Bookplanet: poems for kids

WELL VERSED -- by DWIGHT GARNER

Who is this country's most successful anthologizer of poetry? Is it David Lehman, series editor of the "Best American Poetry" books? Or how about Garrison Keillor, editor of "Good Poems" and "Good Poems for Hard Times"?

More likely, it's Caroline Kennedy. Her book "The Best-Loved Poems of Jacqueline Kennedy Onassis" was a hardcover best seller for 15 weeks in 2001 and 2002. Now she's back with "A Family of Poems: My Favorite Poetry for Children," and it's another best-seller.

Kennedy's selections, from the Bible to Wordsworth to Seamus Heaney, are terrific, as are the watercolor illustrations by Jon J. Muth.
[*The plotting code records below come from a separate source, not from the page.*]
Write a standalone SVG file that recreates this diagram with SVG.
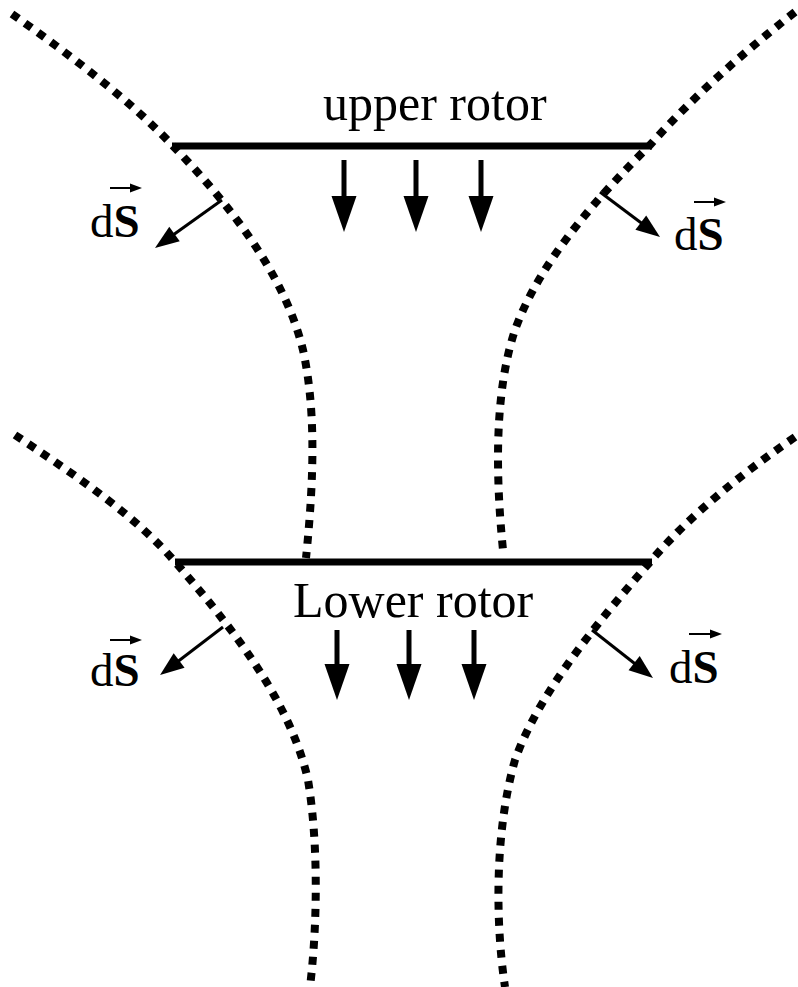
<svg xmlns="http://www.w3.org/2000/svg" width="798" height="987" viewBox="0 0 798 987">
<style>
.bg{fill:#fff}
.dot{fill:none;stroke:#000;stroke-width:8;stroke-dasharray:8 8}
.rotor{stroke:#000;stroke-width:7;fill:none}
.flow{stroke:#000;stroke-width:5;fill:none}
.ds{stroke:#000;stroke-width:3;fill:none}
.vec{stroke:#000;stroke-width:2;fill:none}
.lbl{font-family:"Liberation Serif","Times New Roman",serif;font-size:50px;fill:#000}
.dsl{font-family:"Liberation Serif","Times New Roman",serif;font-size:47px;fill:#000}
.b{font-weight:bold}
</style>
<defs>
<marker id="big" markerUnits="userSpaceOnUse" viewBox="-37 -14 38 28" markerWidth="38" markerHeight="28" refX="-10" refY="0" orient="auto"><path d="M0,0 L-36,-12.5 L-36,12.5 Z" fill="#000"/></marker>
<marker id="mid" markerUnits="userSpaceOnUse" viewBox="-25 -10 26 20" markerWidth="26" markerHeight="20" refX="-8" refY="0" orient="auto"><path d="M0,0 L-24,-9 L-24,9 Z" fill="#000"/></marker>
<marker id="small" markerUnits="userSpaceOnUse" viewBox="-13 -5 14 10" markerWidth="14" markerHeight="10" refX="-4" refY="0" orient="auto"><path d="M0,0 L-12,-4.5 L-12,4.5 Z" fill="#000"/></marker>
</defs>
<rect class="bg" x="0" y="0" width="798" height="987"/>
<g id="streamtube">
<path class="dot" d="M12,14 C70,55 130,100 174,147 C230,205 285,275 303,350 C315,405 315,470 306,558"/>
<path class="dot" d="M795,12 C740,55 690,100 650,145 C600,195 540,260 515,330 C495,390 495,470 503,550"/>
<path class="dot" d="M15,435 C75,475 135,515 176,563 C230,625 290,700 308,780 C318,840 318,920 310,987"/>
<path class="dot" d="M795,437 C740,475 690,515 650,562 C600,620 540,690 515,760 C495,830 495,920 505,987"/>
</g>
<g id="upper-rotor">
<line class="rotor" x1="172" y1="146" x2="652" y2="146"/>
<text class="lbl" x="323" y="120">upper rotor</text>
</g>
<g id="lower-rotor">
<line class="rotor" x1="175" y1="562" x2="652" y2="562"/>
<text class="lbl" x="293" y="617">Lower rotor</text>
</g>
<g id="connectors">
<line class="flow" x1="344" y1="160" x2="344" y2="222" marker-end="url(#big)"/>
<line class="flow" x1="416" y1="160" x2="416" y2="222" marker-end="url(#big)"/>
<line class="flow" x1="481" y1="160" x2="481" y2="222" marker-end="url(#big)"/>
<line class="flow" x1="337" y1="630" x2="337" y2="690" marker-end="url(#big)"/>
<line class="flow" x1="409" y1="630" x2="409" y2="690" marker-end="url(#big)"/>
<line class="flow" x1="474" y1="630" x2="474" y2="690" marker-end="url(#big)"/>
<line class="ds" x1="222" y1="200" x2="161.5" y2="243.3" marker-end="url(#mid)"/>
<line class="ds" x1="600" y1="192" x2="653.6" y2="232.2" marker-end="url(#mid)"/>
<line class="ds" x1="223" y1="627" x2="166.4" y2="670.2" marker-end="url(#mid)"/>
<line class="ds" x1="592" y1="630" x2="646.7" y2="673" marker-end="url(#mid)"/>
</g>
<g id="dS-upper-left">
<text class="dsl" x="90" y="237">d<tspan class="b">S</tspan></text>
<line class="vec" x1="110" y1="188" x2="138" y2="188" marker-end="url(#small)"/>
</g>
<g id="dS-upper-right">
<text class="dsl" x="674" y="250">d<tspan class="b">S</tspan></text>
<line class="vec" x1="694" y1="202" x2="722" y2="202" marker-end="url(#small)"/>
</g>
<g id="dS-lower-left">
<text class="dsl" x="90" y="686">d<tspan class="b">S</tspan></text>
<line class="vec" x1="110" y1="640" x2="138" y2="640" marker-end="url(#small)"/>
</g>
<g id="dS-lower-right">
<text class="dsl" x="669" y="683">d<tspan class="b">S</tspan></text>
<line class="vec" x1="689" y1="634" x2="718" y2="634" marker-end="url(#small)"/>
</g>
</svg>
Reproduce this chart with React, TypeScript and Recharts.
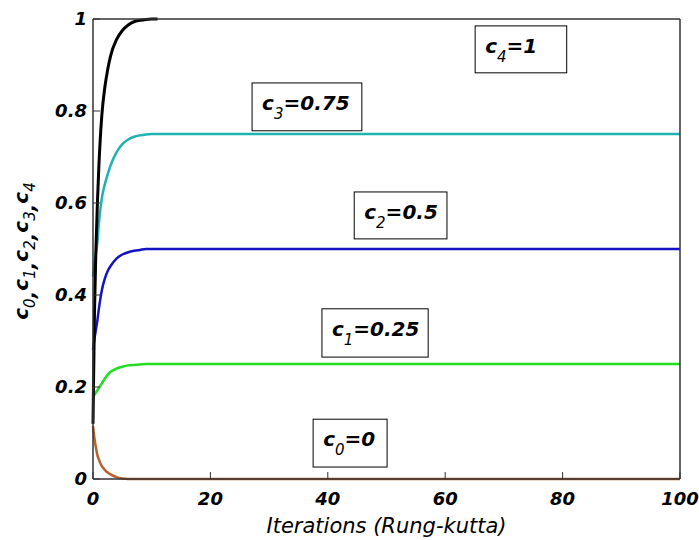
import React from "react";
import {
  LineChart,
  Line,
  XAxis,
  YAxis,
  ReferenceArea,
} from "recharts";

// iteration grid shared by every curve
const iterations = [0, 0.25, 0.5, 0.75, 1, 1.5, 2, 2.5, 3, 4, 5, 6, 7, 8, 9, 10, 11, 12, 15, 20, 40, 70, 100];

const c4 = [0.12, 0.36, 0.5, 0.6, 0.68, 0.79, 0.85, 0.89, 0.92, 0.955, 0.975, 0.987, 0.994, 0.997, 0.999, 1, 1, null, null, null, null, null, null];
const c3 = [0.44, 0.47, 0.49, 0.515, 0.555, 0.61, 0.64, 0.662, 0.682, 0.71, 0.728, 0.738, 0.744, 0.747, 0.749, 0.75, 0.75, 0.75, 0.75, 0.75, 0.75, 0.75, 0.75];
const c2 = [0.28, 0.305, 0.325, 0.345, 0.37, 0.41, 0.435, 0.452, 0.463, 0.479, 0.488, 0.493, 0.496, 0.498, 0.5, 0.5, 0.5, 0.5, 0.5, 0.5, 0.5, 0.5, 0.5];
const c1 = [0.18, 0.183, 0.188, 0.193, 0.198, 0.208, 0.218, 0.227, 0.233, 0.24, 0.244, 0.247, 0.248, 0.249, 0.25, 0.25, 0.25, 0.25, 0.25, 0.25, 0.25, 0.25, 0.25];
const c0 = [0.115, 0.088, 0.068, 0.052, 0.042, 0.028, 0.02, 0.014, 0.01, 0.004, 0.001, 0, 0, 0, 0, 0, 0, 0, 0, 0, 0, 0, 0];

const xTicks = [0, 20, 40, 60, 80, 100];
const yTicks = [0, 0.2, 0.4, 0.6, 0.8, 1];

// boxed annotations: subscript, value
const noteSub = ["4", "3", "2", "1", "0"];
const noteValue = ["1", "0.75", "0.5", "0.25", "0"];
// box extents in data units
const noteX = [[65.1, 80.7], [27.1, 45.8], [44.5, 60.3], [39.0, 57.1], [37.5, 50.1]];
const noteY = [[0.883, 0.985], [0.757, 0.861], [0.522, 0.624], [0.265, 0.37], [0.026, 0.13]];

const data = iterations.map((it, i) => ({
  it,
  c0: c0[i],
  c1: c1[i],
  c2: c2[i],
  c3: c3[i],
  c4: c4[i],
}));

const FONT = "'DejaVu Sans', sans-serif";
const AXIS = "#333";

const tickStyle = {
  fontFamily: FONT,
  fontSize: 18,
  fontWeight: "bold",
  fontStyle: "italic",
  fill: "#000",
};

function noteShape(sub: string, val: string) {
  return (p: any) => (
    <g>
      <rect x={p.x} y={p.y} width={p.width} height={p.height} fill="#fff" stroke="#000" strokeWidth={1} />
      <text x={p.x + 10} y={p.y + 27} fontFamily={FONT} fontSize={20} fontWeight="bold" fontStyle="italic" fill="#000">
        <tspan>c</tspan>
        <tspan dy={9} fontSize={15} fontWeight="normal">{sub}</tspan>
        <tspan dy={-9}>={val}</tspan>
      </text>
    </g>
  );
}

function YTitle(props: any) {
  const vb = props.viewBox;
  const cx = vb.x + 28;
  const cy = vb.y + vb.height / 2 + 2;
  const subs = ["0", "1", "2", "3", "4"];
  return (
    <text
      x={cx}
      y={cy}
      transform={`rotate(-90 ${cx} ${cy})`}
      textAnchor="middle"
      fontFamily={FONT}
      fontSize={20}
      fontWeight="bold"
      fontStyle="italic"
      fill="#000"
    >
      {subs.map((s, i) => (
        <React.Fragment key={s}>
          <tspan dy={i === 0 ? 0 : -7}>c</tspan>
          <tspan dy={7} fontSize={15} fontWeight="normal">{s}</tspan>
          {i < subs.length - 1 && <tspan>,</tspan>}
        </React.Fragment>
      ))}
    </text>
  );
}

function XTitle(props: any) {
  const vb = props.viewBox;
  return (
    <text
      x={vb.x + vb.width / 2}
      y={vb.y + 54}
      textAnchor="middle"
      fontFamily={FONT}
      fontSize={21}
      fontStyle="italic"
      fill="#000"
    >
      Iterations (Rung-kutta)
    </text>
  );
}

export default function App() {
  return (
    <div style={{ position: "absolute", left: 0, top: 0, background: "#fff" }}>
      <LineChart
        width={699}
        height={540}
        data={data}
        margin={{ top: 18, right: 18, left: 0, bottom: 0 }}
      >
        <XAxis
          dataKey="it"
          type="number"
          domain={[0, 100]}
          ticks={xTicks}
          height={61}
          tickSize={-7}
          tickMargin={20}
          tick={tickStyle}
          stroke={AXIS}
          axisLine={{ stroke: AXIS, strokeWidth: 1.5 }}
          tickLine={{ stroke: AXIS }}
          label={<XTitle />}
        />
        <XAxis
          xAxisId="top"
          orientation="top"
          dataKey="it"
          type="number"
          domain={[0, 100]}
          ticks={xTicks}
          height={1}
          tickSize={-7}
          tick={false}
          stroke={AXIS}
          axisLine={{ stroke: AXIS, strokeWidth: 1.5 }}
          tickLine={{ stroke: AXIS }}
        />
        <YAxis
          type="number"
          domain={[0, 1]}
          ticks={yTicks}
          width={93}
          tickSize={-7}
          tickMargin={13}
          tick={tickStyle}
          stroke={AXIS}
          axisLine={{ stroke: AXIS, strokeWidth: 1.5 }}
          tickLine={{ stroke: AXIS }}
          label={<YTitle />}
        />
        <YAxis
          yAxisId="right"
          orientation="right"
          type="number"
          domain={[0, 1]}
          ticks={yTicks}
          width={1}
          tickSize={-7}
          tick={false}
          stroke={AXIS}
          axisLine={{ stroke: AXIS, strokeWidth: 1.5 }}
          tickLine={{ stroke: AXIS }}
        />
        <Line dataKey="c3" type="monotone" stroke="#20b2b2" strokeWidth={2.5} dot={false} activeDot={false} isAnimationActive={false} />
        <Line dataKey="c2" type="monotone" stroke="#1414c0" strokeWidth={2.5} dot={false} activeDot={false} isAnimationActive={false} />
        <Line dataKey="c1" type="monotone" stroke="#22dd22" strokeWidth={2.5} dot={false} activeDot={false} isAnimationActive={false} />
        <Line dataKey="c0" type="monotone" stroke="#b8602e" strokeWidth={2.5} dot={false} activeDot={false} isAnimationActive={false} />
        <Line dataKey="c4" type="monotone" stroke="#000" strokeWidth={3} dot={false} activeDot={false} isAnimationActive={false} />
        {noteSub.map((s, i) => (
          <ReferenceArea
            key={s}
            x1={noteX[i][0]}
            x2={noteX[i][1]}
            y1={noteY[i][0]}
            y2={noteY[i][1]}
            shape={noteShape(s, noteValue[i])}
          />
        ))}
      </LineChart>
    </div>
  );
}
As it happens, Kennedy's book isn't the only children's poetry anthology selling well - there's also "Poetry Speaks to Children," edited by Elise Paschen, co-founder of Poetry in Motion, the program that puts poetry in subways and buses. "Poetry Speaks to Children" comes with a cool bonus: a CD of many of its poems read by their original authors - including Robert Frost intoning "Stopping by Woods on a Snowy Evening" and Carl Sandburg reading "On a Flimmering Floom You Shall Ride."

There's not a lot of overlap between Kennedy's book and Paschen's, but they do share eight poems, which together make up a kind of meta-anthology. Those poems are: "Hurt No Living Thing," by Christina Rossetti, "To P.J." by Sonia Sanchez, "Epigram Engraved on the Collar of a Dog," by Alexander Pope, "The Reason I Like Chocolate," by Nikki Giovanni, "Daddy Fell Into the Pond," by Alfred Noyes, "The Tyger," by William Blake, "Good Hot Dogs," by Sandra Cisneros, and Frost's "Stopping by Woods." Kennedy also prints two pieces from a poet who isn't represented in Paschen's book: her mother, billed simply as Jacqueline Bouvier.